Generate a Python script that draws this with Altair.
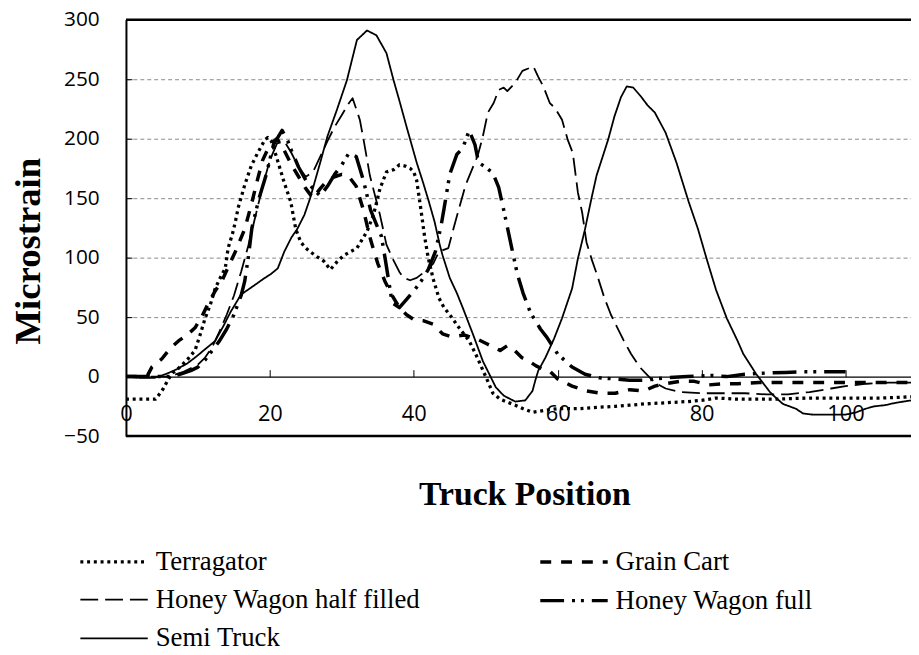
import altair as alt
import pandas as pd

# ---------------- data ----------------
series_names = ["Terragator", "Grain Cart", "Honey Wagon half filled", "Honey Wagon full", "Semi Truck"]

terr_x = [0, 2, 4.1, 4.5, 5.2, 5.9, 6.5, 7.5, 8.5, 9.6, 10.3, 11, 11.7, 12.4, 13.1, 13.8, 14.2, 14.8, 15.2, 15.6,
          16.5, 17.4, 18.3, 19.3, 19.7, 20.2, 20.6, 21.3, 22, 22.9, 23.6, 24.3, 25, 25.6, 26.5, 27.5, 28.4, 29.4, 30.3, 31.2,
          32.1, 33.5, 34.4, 35.3, 36.2, 37.2, 38, 38.8, 39.5, 40, 40.4, 41, 41.5, 42, 42.7, 43.5, 44.2, 45, 46.3, 47.7,
          48.6, 50, 51, 52, 52.8, 54.1, 55.2, 56.5, 58.7, 60, 62.8, 65, 68, 70, 72, 75, 78, 80, 82, 85,
          88, 90, 95, 100, 105, 109.1]
terr_y = [-19, -19, -19, -16, -10, -2, 3, 8, 14, 22, 35, 49, 60, 74, 83, 91, 108, 120, 130, 142,
          161, 177, 188, 199, 201, 198, 191, 177, 163, 147, 124, 113, 108, 105, 101, 97, 90, 97, 102, 105,
          108, 122, 136, 158, 172, 174, 178, 177, 175, 172, 165, 140, 118, 100, 82, 66, 58, 52, 41, 30,
          19, 0, -14, -19, -21, -24, -27, -30, -28, -27, -27, -26, -25, -24, -23, -22, -21, -20, -18, -19,
          -19, -19, -18, -18, -18, -17]

gc_x = [0, 1.5, 3, 3.6, 5, 6.2, 7.3, 8.5, 9.6, 10.5, 11.4, 12.4, 13.3, 14.2, 15.2, 16.5, 17.4, 18.3, 19, 20,
        21, 22, 23, 24, 25, 26, 27, 28, 29, 30, 31, 32, 33, 34, 35, 36, 37, 38, 39, 40,
        41.3, 42.7, 44, 45, 46, 47, 48, 49, 50, 51, 52, 53, 54, 55, 56, 57, 58, 59, 60, 61,
        62, 63, 64, 66, 68, 70, 72, 73.5, 75, 77, 79, 81, 83, 85, 88, 91, 94, 97, 100, 103,
        106, 109.1]
gc_y = [0, 0, 1, 8, 15, 24, 30, 35, 41, 50, 61, 72, 80, 92, 105, 124, 144, 166, 182, 195,
        200, 190, 178, 168, 158, 150, 158, 165, 168, 170, 168, 160, 140, 115, 95, 80, 68, 58, 52, 48,
        47, 44, 36, 34, 34, 35, 33, 31, 28, 25, 22, 26, 22, 16, 13, 9, 6, 4, -2, -5,
        -8, -10, -12, -14, -14, -11, -12, -8, -6, -4, -4, -7, -6, -6, -5, -5, -5, -5, -5, -5,
        -5, -5]

hh_x = [0, 3, 6, 7, 8, 9, 10, 11, 12, 13, 14, 15, 16, 17, 18, 19, 20, 21, 22, 23,
        24, 25, 26, 27, 28, 29, 30, 31, 31.5, 32, 32.5, 33, 33.9, 35.3, 36.2, 37, 38, 38.6, 39.5, 40.4,
        41.5, 42.7, 43.5, 44.8, 45.9, 47.2, 48.9, 49.6, 50.3, 51.1, 51.8, 52.5, 53, 54.1, 55.1, 55.9, 56.6, 57.3, 58, 58.9,
        59.6, 60.6, 61.4, 62.1, 62.8, 63.4, 64, 64.7, 65.5, 66.5, 67.4, 68.3, 69.2, 70.2, 71.4, 72.5, 73.5, 75, 77, 80,
        83, 86, 89, 92, 95, 98, 100, 103, 106, 109.1]
hh_y = [0, 0, 0, 2, 4, 7, 10, 16, 25, 38, 52, 68, 88, 110, 135, 160, 182, 196, 198, 188,
        176, 168, 172, 185, 198, 210, 220, 230, 234, 225, 216, 200, 169, 136, 111, 100, 88, 83, 81, 83,
        88, 95, 105, 108, 133, 161, 186, 202, 222, 230, 241, 243, 240, 247, 257, 259, 261, 252, 244, 230,
        226, 216, 199, 188, 155, 138, 113, 99, 85, 66, 52, 41, 30, 19, 8, 1, -5, -10, -13, -14,
        -14, -14, -15, -15, -13, -10, -8, -6, -5, -5]

hf_x = [0, 3, 6, 7, 8, 9, 10, 11, 12, 13, 14, 15, 16, 16.5, 17, 17.5, 18.5, 19.5, 20.5, 21.7,
        22.5, 23, 24, 25, 26, 27, 28, 29, 30, 31, 32, 33, 34, 35, 35.5, 36, 37, 38, 39, 40,
        41, 42, 43, 43.8, 44.2, 45, 46, 46.8, 47.7, 48.5, 49, 50, 51, 51.8, 52.5, 53.2, 53.9, 54.4, 55.2, 56.2,
        57.6, 58.5, 60, 62, 63.8, 65.8, 68, 70, 72, 75, 78, 81.4, 83.5, 86, 89, 91.7, 93.8, 96, 98, 100]
hf_y = [0, 0, 0, 1, 3, 5, 8, 14, 22, 30, 40, 52, 68, 80, 100, 125, 150, 170, 195, 207,
        198, 190, 176, 165, 158, 152, 160, 170, 178, 188, 185, 165, 140, 125, 118, 100, 62, 58, 65, 72,
        80, 90, 105, 127, 141, 170, 187, 192, 207, 195, 180, 176, 171, 159, 140, 120, 100, 86, 70, 54,
        40, 33, 19, 8, 2, -1, -2, -3, -3, -1, 0, 1, 0, 2, 3, 3.5, 4, 4, 4, 4]

st_x = [0, 2, 4, 5.5, 7, 8.5, 9.6, 11, 12.4, 13.5, 14.6, 16, 17.9, 19.3, 20.1, 21.1, 22, 23, 23.8, 24.8,
        25.6, 26.2, 27, 28, 29.3, 30.7, 32.1, 33.5, 34.8, 36.2, 37.2, 38, 39, 40.4, 41.3, 42.1, 42.9, 43.6, 44, 45,
        46, 46.8, 48.2, 49.6, 51.4, 52.5, 54.1, 55.5, 56.5, 56.9, 57.3, 58.3, 59.5, 60.6, 62, 62.8, 63.8, 64.7, 65.4, 67,
        67.9, 68.8, 69.6, 70.5, 71.5, 72.5, 73.5, 75, 76.5, 78.2, 79.5, 80.7, 82, 83.5, 85, 85.8, 87.6, 89.5, 90, 91.3,
        93.1, 94.1, 95.5, 97.3, 100, 101.5, 102.8, 104, 105.5, 107, 109.1]
st_y = [0, -1, -1, 2, 6, 11, 16, 23, 30, 42, 55, 69, 77, 83, 86, 91, 105, 117, 124, 136,
        150, 163, 180, 202, 224, 249, 283, 291, 287, 272, 249, 232, 210, 180, 163, 147, 130, 111, 102, 83,
        70, 58, 36, 13, -9, -16, -21, -20, -12, -3, 5, 16, 32, 49, 74, 99, 124, 150, 169, 199,
        219, 235, 244, 243, 236, 228, 222, 205, 180, 147, 124, 99, 73, 49, 30, 19, 2, -13, -16, -23,
        -27, -31, -32, -32, -32, -30, -27, -25, -24, -22, -20]

x_ticks = [0, 20, 40, 60, 80, 100]
y_ticks = [-50, 0, 50, 100, 150, 200, 250, 300]
frame_levels = [300, -50]

# ---------------- build table ----------------
rows = []
for name, xs, ys in [(series_names[0], terr_x, terr_y), (series_names[1], gc_x, gc_y),
                     (series_names[2], hh_x, hh_y), (series_names[3], hf_x, hf_y),
                     (series_names[4], st_x, st_y)]:
    for i, (xv, yv) in enumerate(zip(xs, ys)):
        rows.append({"series": name, "i": i, "x": xv, "y": yv})
df = pd.DataFrame(rows)
frame_df = pd.DataFrame({"y": frame_levels})

dash_range = [[3, 3.8], [11, 10], [18, 7], [24, 8, 3, 6, 3, 8], [1, 0]]
width_range = [3.3, 3.5, 1.8, 3.5, 1.8]

legend = alt.Legend(
    title=None, orient="none", legendX=-31, legendY=528, columns=2, direction="horizontal",
    columnPadding=114, rowPadding=7, symbolType="M-2,0H2", symbolSize=1156,
    symbolStrokeColor="black", labelFont="Liberation Serif", labelFontSize=27,
    labelColor="black", labelOffset=23, labelLimit=0, symbolLimit=0,
)

x_axis = alt.Axis(
    values=x_ticks, offset=-60, tickSize=alt.ExprRef(expr="-7"), labelPadding=34,
    domainColor="black", domainWidth=1.3, tickColor="black", tickWidth=1,
    labelFont="Open Sans", labelFontSize=22, labelColor="black", labelFlush=False,
    grid=False, title="Truck Position", titleFont="Liberation Serif", titleFontSize=34,
    titleFontWeight="bold", titleColor="black", titleX=402, titleY=129,
    titleAlign="center", titleBaseline="alphabetic",
)
y_axis = alt.Axis(
    values=y_ticks, tickSize=alt.ExprRef(expr="-6"), labelPadding=33,
    domainColor="black", domainWidth=2, tickColor="black", tickWidth=1,
    labelFont="Open Sans", labelFontSize=21, labelColor="black", labelFlush=False,
    grid=True, gridDash=[4, 3], gridColor="#8a8a8a", gridWidth=1,
    gridOpacity={"condition": {"test": "datum.value <= 0 || datum.value >= 300", "value": 0}, "value": 1},
    title="Microstrain", titleFont="Liberation Serif", titleFontSize=37, titleFontWeight="bold",
    titleColor="black", titleAngle=270, titleX=-87, titleY=233, titleAlign="center",
    titleBaseline="alphabetic",
)

x_scale = alt.Scale(domain=[0, 109.1], nice=False, zero=False)
y_scale = alt.Scale(domain=[-50, 300], nice=False, zero=False)

lines = alt.Chart(df).mark_line(clip=True, color="black", strokeJoin="round").encode(
    x=alt.X("x:Q", scale=x_scale, axis=x_axis),
    y=alt.Y("y:Q", scale=y_scale, axis=y_axis),
    strokeDash=alt.StrokeDash("series:N", scale=alt.Scale(domain=series_names, range=dash_range), legend=legend),
    strokeWidth=alt.StrokeWidth("series:N", scale=alt.Scale(type="ordinal", domain=series_names, range=width_range), legend=legend),
    order=alt.Order("i:Q"),
)

frame = alt.Chart(frame_df).mark_rule(color="black", strokeWidth=2.5).encode(
    y=alt.Y("y:Q", scale=y_scale),
)

chart = alt.layer(lines, frame).properties(
    width=792, height=420,
    autosize=alt.AutoSizeParams(type="none"),
    padding={"left": 119, "top": 9, "right": 0, "bottom": 218},
).configure_view(stroke=None).configure(background="white")

chart.save("out.html", embed_options={"renderer": "svg", "actions": False})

__________

→ Exercise description
Repeat, with no pictures, each line from the beginning of the data through the line containing "-19, -19, -18, -18, -18, -17]", inclusive.

→ Answer to this problem
Generate a Python script that draws this with Altair.
import altair as alt
import pandas as pd

# ---------------- data ----------------
series_names = ["Terragator", "Grain Cart", "Honey Wagon half filled", "Honey Wagon full", "Semi Truck"]

terr_x = [0, 2, 4.1, 4.5, 5.2, 5.9, 6.5, 7.5, 8.5, 9.6, 10.3, 11, 11.7, 12.4, 13.1, 13.8, 14.2, 14.8, 15.2, 15.6,
          16.5, 17.4, 18.3, 19.3, 19.7, 20.2, 20.6, 21.3, 22, 22.9, 23.6, 24.3, 25, 25.6, 26.5, 27.5, 28.4, 29.4, 30.3, 31.2,
          32.1, 33.5, 34.4, 35.3, 36.2, 37.2, 38, 38.8, 39.5, 40, 40.4, 41, 41.5, 42, 42.7, 43.5, 44.2, 45, 46.3, 47.7,
          48.6, 50, 51, 52, 52.8, 54.1, 55.2, 56.5, 58.7, 60, 62.8, 65, 68, 70, 72, 75, 78, 80, 82, 85,
          88, 90, 95, 100, 105, 109.1]
terr_y = [-19, -19, -19, -16, -10, -2, 3, 8, 14, 22, 35, 49, 60, 74, 83, 91, 108, 120, 130, 142,
          161, 177, 188, 199, 201, 198, 191, 177, 163, 147, 124, 113, 108, 105, 101, 97, 90, 97, 102, 105,
          108, 122, 136, 158, 172, 174, 178, 177, 175, 172, 165, 140, 118, 100, 82, 66, 58, 52, 41, 30,
          19, 0, -14, -19, -21, -24, -27, -30, -28, -27, -27, -26, -25, -24, -23, -22, -21, -20, -18, -19,
          -19, -19, -18, -18, -18, -17]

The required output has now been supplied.